What's a healthy fleet utilization rate for rental businesses?

Most operators target 55-70% utilization across their fleet. Below 50% means too much capital sitting idle. Above 80% means you're likely turning away customers during peak periods. The ideal rate varies by equipment type -- bikes might run higher utilization than specialty items like fishing kayaks.

Does this replace my current inventory spreadsheet entirely?

It replaces the manual tracking portion. You won't need to update stock counts, calculate utilization rates, or guess at reorder timing. Some operators keep a simplified spreadsheet as a backup during the transition, but most stop updating it within the first month once they trust the real-time data.

Rental inventory management used to be a memory game. You'd walk the rack, count what was there, and hope your mental math matched reality. AI doesn't make you smarter about your gear -- you already know your fleet.

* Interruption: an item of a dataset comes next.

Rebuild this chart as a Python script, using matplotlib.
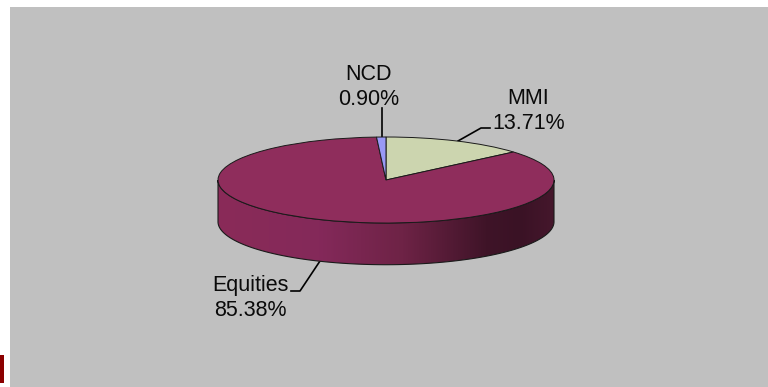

It makes you faster at spotting problems and more precise about planning ahead.

Start with real-time tracking and utilization metrics. That alone eliminates the double-booking and ghost-inventory problems that cost most shops thousands per season. The predictive features -- reorder alerts, seasonal optimization, demand forecasting -- layer on naturally as your data accumulates.

Your gear should be working for you, not sitting on a rack while customers drive to the competitor. AI inventory management makes sure you know the difference.